RECORD LIST =
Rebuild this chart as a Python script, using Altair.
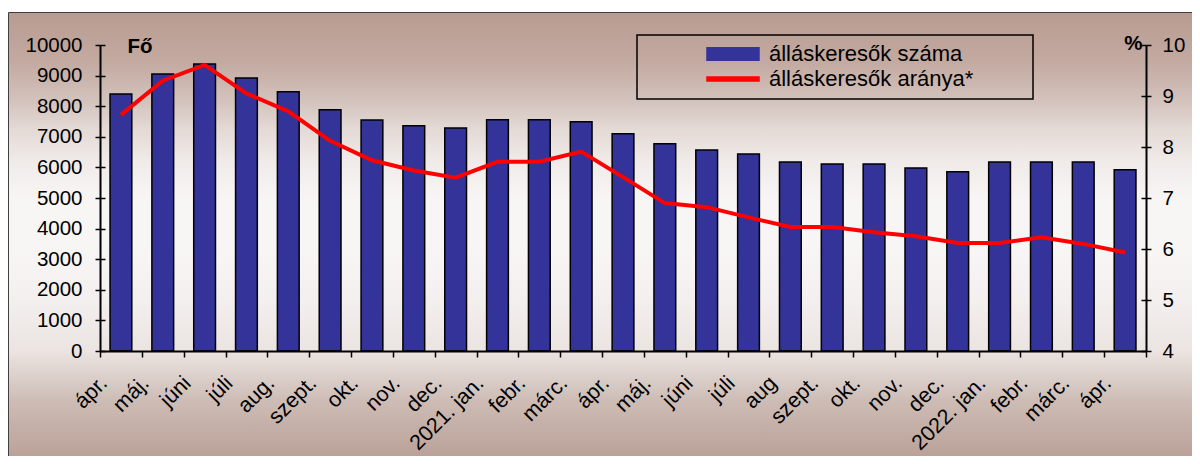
import json
import altair as alt
import pandas as pd

# ---- data ----
months = ["ápr.", "máj.", "júni", "júli", "aug.", "szept.", "okt.", "nov.", "dec.",
          "2021. jan.", "febr.", "márc.", "ápr.", "máj.", "júni", "júli", "aug", "szept.",
          "okt.", "nov.", "dec.", "2022. jan.", "febr.", "márc.", "ápr."]
jobseekers = [8400, 9050, 9380, 8920, 8470, 7880, 7550, 7360, 7290, 7560, 7560, 7490,
              7100, 6770, 6570, 6440, 6180, 6110, 6110, 5980, 5860, 6180, 6180, 6180, 5920]
rate = [8.63, 9.30, 9.61, 9.05, 8.70, 8.12, 7.74, 7.54, 7.40, 7.71, 7.71, 7.91,
        7.41, 6.90, 6.82, 6.62, 6.43, 6.43, 6.33, 6.25, 6.12, 6.12, 6.23, 6.10, 5.93]
left_ticks = [0, 1000, 2000, 3000, 4000, 5000, 6000, 7000, 8000, 9000, 10000]
right_ticks = [4, 5, 6, 7, 8, 9, 10]
series = ["álláskeresők száma", "álláskeresők aránya*"]
series_colors = ["#333399", "#ff0000"]

FONT = "Liberation Sans"
FS = 20.5
W, H = 1046, 306

df = pd.DataFrame({"idx": list(range(len(months))), "month": months,
                   "count": jobseekers, "rate": rate})

label_expr = "[" + ",".join(json.dumps(m, ensure_ascii=False) for m in months) + "][datum.value]"

X = alt.X("idx:O", title=None,
          scale=alt.Scale(paddingInner=0, paddingOuter=0),
          axis=alt.Axis(labelExpr=label_expr, labelAngle=-45, labelAlign="right",
                        labelBaseline="alphabetic", labelOffset=-13, labelPadding=27,
                        labelFont=FONT, labelFontSize=21.5, labelColor="black",
                        labelOverlap=False, tickBand="extent", tickSize=6,
                        tickColor="black", tickWidth=1.5, domainColor="black",
                        domainWidth=2, grid=False, zindex=1))

left_scale = alt.Scale(domain=[0, 10000], nice=False, zero=True)
right_scale = alt.Scale(domain=[4, 10], nice=False, zero=False)

is_bar = "datum.value === '%s'" % series[0]
legend = alt.Legend(
    title=None, orient="none", legendX=607, legendY=-5, padding=0,
    labelFont=FONT, labelFontSize=22, labelColor="black", labelOffset=22, labelLimit=0,
    symbolType={"expr": is_bar + " ? 'M-2,-0.48H2V0.48H-2Z' : 'M-2,-0.15H2V0.15H-2Z'"},
    symbolFillColor={"expr": is_bar + " ? '%s' : '%s'" % (series_colors[0], series_colors[1])},
    symbolStrokeColor={"expr": is_bar + " ? '#000000' : '%s'" % series_colors[1]},
    symbolSize=676, symbolOffset=12, symbolStrokeWidth=1.5, symbolOpacity=1,
    rowPadding=0, zindex=1)

color_scale = alt.Scale(domain=series, range=series_colors)
COLOR = alt.Color("series:N", scale=color_scale, legend=legend, sort=series)

left_axis = alt.Axis(values=left_ticks, format="d", orient="left", grid=False, tickSize=5,
                     tickColor="black", tickWidth=1.5, domainColor="black", domainWidth=2,
                     labelFont=FONT, labelFontSize=FS, labelColor="black", labelPadding=13,
                     title="Fő", titleAngle=0, titleAlign="left", titleBaseline="alphabetic",
                     titleX=27, titleY=7, titleFont=FONT, titleFontSize=FS,
                     titleFontWeight="bold", titleColor="black", zindex=1)
left_inner = alt.Axis(values=left_ticks, orient="left", offset=-5, grid=False, tickSize=5,
                      tickColor="black", tickWidth=1.5, domain=False, labels=False, title=None,
                      zindex=1)
right_axis = alt.Axis(values=right_ticks, format="d", orient="right", grid=False, tickSize=5,
                      tickColor="black", tickWidth=1.5, domainColor="black", domainWidth=2,
                      labelFont=FONT, labelFontSize=FS, labelColor="black", labelPadding=11,
                      title="%", titleAngle=0, titleAlign="right", titleBaseline="alphabetic",
                      titleX=-4, titleY=4, titleFont=FONT, titleFontSize=FS,
                      titleFontWeight="bold", titleColor="black", zindex=1)
right_inner = alt.Axis(values=right_ticks, orient="right", offset=-5, grid=False, tickSize=5,
                       tickColor="black", tickWidth=1.5, domain=False, labels=False, title=None,
                       zindex=1)

base = alt.Chart(df)

bars = base.transform_calculate(series=json.dumps(series[0], ensure_ascii=False)).mark_bar(
    width=alt.RelativeBandSize(0.52), stroke="black", strokeWidth=1.5).encode(
    x=X,
    y=alt.Y("count:Q", scale=left_scale, axis=left_axis),
    color=COLOR,
)
bars_ticks = base.mark_point(opacity=0).encode(
    x=X, y=alt.Y("count:Q", scale=left_scale, axis=left_inner))

line = base.transform_calculate(series=json.dumps(series[1], ensure_ascii=False)).mark_line(
    strokeWidth=4).encode(
    x=X,
    y=alt.Y("rate:Q", scale=right_scale, axis=right_axis),
    color=COLOR,
)
line_ticks = base.mark_point(opacity=0).encode(
    x=X, y=alt.Y("rate:Q", scale=right_scale, axis=right_inner))

left_layer = alt.layer(bars, bars_ticks).resolve_axis(y="independent")
right_layer = alt.layer(line, line_ticks).resolve_axis(y="independent")

# decorative frame with the brownish vertical gradient
gradient = {
    "gradient": "linear", "x1": 0, "y1": 0, "x2": 0, "y2": 1,
    "stops": [
        {"offset": 0.0, "color": "#b89b91"},
        {"offset": 0.11, "color": "#c3aaa1"},
        {"offset": 0.2, "color": "#d4c4be"},
        {"offset": 0.26, "color": "#e4dad6"},
        {"offset": 0.33, "color": "#f0ebe9"},
        {"offset": 0.42, "color": "#f8f6f5"},
        {"offset": 0.52, "color": "#f8f6f5"},
        {"offset": 0.64, "color": "#f3efee"},
        {"offset": 0.75, "color": "#ebe4e1"},
        {"offset": 0.86, "color": "#cdbcb5"},
        {"offset": 1.0, "color": "#b89e95"},
    ],
}
one = pd.DataFrame({"k": [0]})
frame = alt.Chart(one).mark_rect(fill=gradient, stroke="#404040", strokeWidth=1).encode(
    x=alt.value(-91.5), x2=alt.value(W + 70), y=alt.value(-32.5), y2=alt.value(419))
legend_box = alt.Chart(one).mark_rect(fillOpacity=0, stroke="black", strokeWidth=1.5).encode(
    x=alt.value(537), x2=alt.value(933), y=alt.value(-10), y2=alt.value(54))

chart = alt.layer(frame, left_layer, right_layer, legend_box).resolve_scale(
    y="independent"
).properties(
    width=W, height=H,
    autosize=alt.AutoSizeParams(type="none"),
    padding={"left": 92, "top": 37, "right": 46, "bottom": 105},
).configure(background="white").configure_view(stroke=None)

chart.save("out.html", embed_options={"renderer": "svg", "actions": False})
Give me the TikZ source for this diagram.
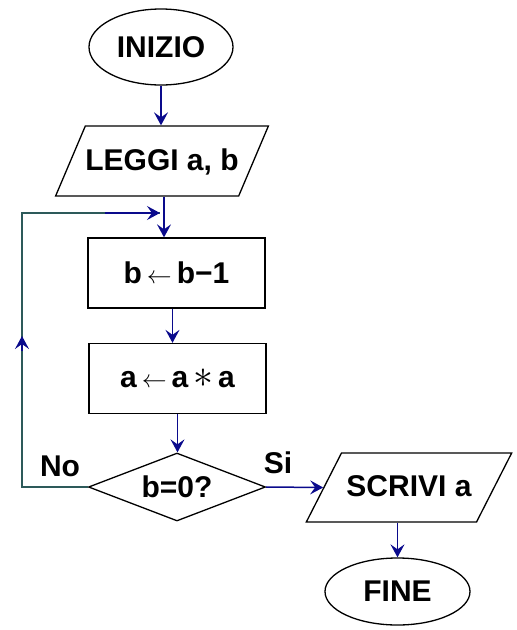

EXERCISE =
Leave every image out, and retype the material exactly.

WRITTEN ANSWER =
Rebuild this chart as a Python script, using Altair.
import json
import altair as alt
import pandas as pd

# ---- data ----
months = ["ápr.", "máj.", "júni", "júli", "aug.", "szept.", "okt.", "nov.", "dec.",
          "2021. jan.", "febr.", "márc.", "ápr.", "máj.", "júni", "júli", "aug", "szept.",
          "okt.", "nov.", "dec.", "2022. jan.", "febr.", "márc.", "ápr."]
jobseekers = [8400, 9050, 9380, 8920, 8470, 7880, 7550, 7360, 7290, 7560, 7560, 7490,
              7100, 6770, 6570, 6440, 6180, 6110, 6110, 5980, 5860, 6180, 6180, 6180, 5920]
rate = [8.63, 9.30, 9.61, 9.05, 8.70, 8.12, 7.74, 7.54, 7.40, 7.71, 7.71, 7.91,
        7.41, 6.90, 6.82, 6.62, 6.43, 6.43, 6.33, 6.25, 6.12, 6.12, 6.23, 6.10, 5.93]
left_ticks = [0, 1000, 2000, 3000, 4000, 5000, 6000, 7000, 8000, 9000, 10000]
right_ticks = [4, 5, 6, 7, 8, 9, 10]
series = ["álláskeresők száma", "álláskeresők aránya*"]
series_colors = ["#333399", "#ff0000"]

FONT = "Liberation Sans"
FS = 20.5
W, H = 1046, 306

df = pd.DataFrame({"idx": list(range(len(months))), "month": months,
                   "count": jobseekers, "rate": rate})

label_expr = "[" + ",".join(json.dumps(m, ensure_ascii=False) for m in months) + "][datum.value]"

X = alt.X("idx:O", title=None,
          scale=alt.Scale(paddingInner=0, paddingOuter=0),
          axis=alt.Axis(labelExpr=label_expr, labelAngle=-45, labelAlign="right",
                        labelBaseline="alphabetic", labelOffset=-13, labelPadding=27,
                        labelFont=FONT, labelFontSize=21.5, labelColor="black",
                        labelOverlap=False, tickBand="extent", tickSize=6,
                        tickColor="black", tickWidth=1.5, domainColor="black",
                        domainWidth=2, grid=False, zindex=1))

left_scale = alt.Scale(domain=[0, 10000], nice=False, zero=True)
right_scale = alt.Scale(domain=[4, 10], nice=False, zero=False)

is_bar = "datum.value === '%s'" % series[0]
legend = alt.Legend(
    title=None, orient="none", legendX=607, legendY=-5, padding=0,
    labelFont=FONT, labelFontSize=22, labelColor="black", labelOffset=22, labelLimit=0,
    symbolType={"expr": is_bar + " ? 'M-2,-0.48H2V0.48H-2Z' : 'M-2,-0.15H2V0.15H-2Z'"},
    symbolFillColor={"expr": is_bar + " ? '%s' : '%s'" % (series_colors[0], series_colors[1])},
    symbolStrokeColor={"expr": is_bar + " ? '#000000' : '%s'" % series_colors[1]},
    symbolSize=676, symbolOffset=12, symbolStrokeWidth=1.5, symbolOpacity=1,
    rowPadding=0, zindex=1)

color_scale = alt.Scale(domain=series, range=series_colors)
COLOR = alt.Color("series:N", scale=color_scale, legend=legend, sort=series)

left_axis = alt.Axis(values=left_ticks, format="d", orient="left", grid=False, tickSize=5,
                     tickColor="black", tickWidth=1.5, domainColor="black", domainWidth=2,
                     labelFont=FONT, labelFontSize=FS, labelColor="black", labelPadding=13,
                     title="Fő", titleAngle=0, titleAlign="left", titleBaseline="alphabetic",
                     titleX=27, titleY=7, titleFont=FONT, titleFontSize=FS,
                     titleFontWeight="bold", titleColor="black", zindex=1)
left_inner = alt.Axis(values=left_ticks, orient="left", offset=-5, grid=False, tickSize=5,
                      tickColor="black", tickWidth=1.5, domain=False, labels=False, title=None,
                      zindex=1)
right_axis = alt.Axis(values=right_ticks, format="d", orient="right", grid=False, tickSize=5,
                      tickColor="black", tickWidth=1.5, domainColor="black", domainWidth=2,
                      labelFont=FONT, labelFontSize=FS, labelColor="black", labelPadding=11,
                      title="%", titleAngle=0, titleAlign="right", titleBaseline="alphabetic",
                      titleX=-4, titleY=4, titleFont=FONT, titleFontSize=FS,
                      titleFontWeight="bold", titleColor="black", zindex=1)
right_inner = alt.Axis(values=right_ticks, orient="right", offset=-5, grid=False, tickSize=5,
                       tickColor="black", tickWidth=1.5, domain=False, labels=False, title=None,
                       zindex=1)

base = alt.Chart(df)

bars = base.transform_calculate(series=json.dumps(series[0], ensure_ascii=False)).mark_bar(
    width=alt.RelativeBandSize(0.52), stroke="black", strokeWidth=1.5).encode(
    x=X,
    y=alt.Y("count:Q", scale=left_scale, axis=left_axis),
    color=COLOR,
)
bars_ticks = base.mark_point(opacity=0).encode(
    x=X, y=alt.Y("count:Q", scale=left_scale, axis=left_inner))

line = base.transform_calculate(series=json.dumps(series[1], ensure_ascii=False)).mark_line(
    strokeWidth=4).encode(
    x=X,
    y=alt.Y("rate:Q", scale=right_scale, axis=right_axis),
    color=COLOR,
)
line_ticks = base.mark_point(opacity=0).encode(
    x=X, y=alt.Y("rate:Q", scale=right_scale, axis=right_inner))

left_layer = alt.layer(bars, bars_ticks).resolve_axis(y="independent")
right_layer = alt.layer(line, line_ticks).resolve_axis(y="independent")

# decorative frame with the brownish vertical gradient
gradient = {
    "gradient": "linear", "x1": 0, "y1": 0, "x2": 0, "y2": 1,
    "stops": [
        {"offset": 0.0, "color": "#b89b91"},
        {"offset": 0.11, "color": "#c3aaa1"},
        {"offset": 0.2, "color": "#d4c4be"},
        {"offset": 0.26, "color": "#e4dad6"},
        {"offset": 0.33, "color": "#f0ebe9"},
        {"offset": 0.42, "color": "#f8f6f5"},
        {"offset": 0.52, "color": "#f8f6f5"},
        {"offset": 0.64, "color": "#f3efee"},
        {"offset": 0.75, "color": "#ebe4e1"},
        {"offset": 0.86, "color": "#cdbcb5"},
        {"offset": 1.0, "color": "#b89e95"},
    ],
}
one = pd.DataFrame({"k": [0]})
frame = alt.Chart(one).mark_rect(fill=gradient, stroke="#404040", strokeWidth=1).encode(
    x=alt.value(-91.5), x2=alt.value(W + 70), y=alt.value(-32.5), y2=alt.value(419))
legend_box = alt.Chart(one).mark_rect(fillOpacity=0, stroke="black", strokeWidth=1.5).encode(
    x=alt.value(537), x2=alt.value(933), y=alt.value(-10), y2=alt.value(54))

chart = alt.layer(frame, left_layer, right_layer, legend_box).resolve_scale(
    y="independent"
).properties(
    width=W, height=H,
    autosize=alt.AutoSizeParams(type="none"),
    padding={"left": 92, "top": 37, "right": 46, "bottom": 105},
).configure(background="white").configure_view(stroke=None)

chart.save("out.html", embed_options={"renderer": "svg", "actions": False})
Give me the TikZ source for this diagram.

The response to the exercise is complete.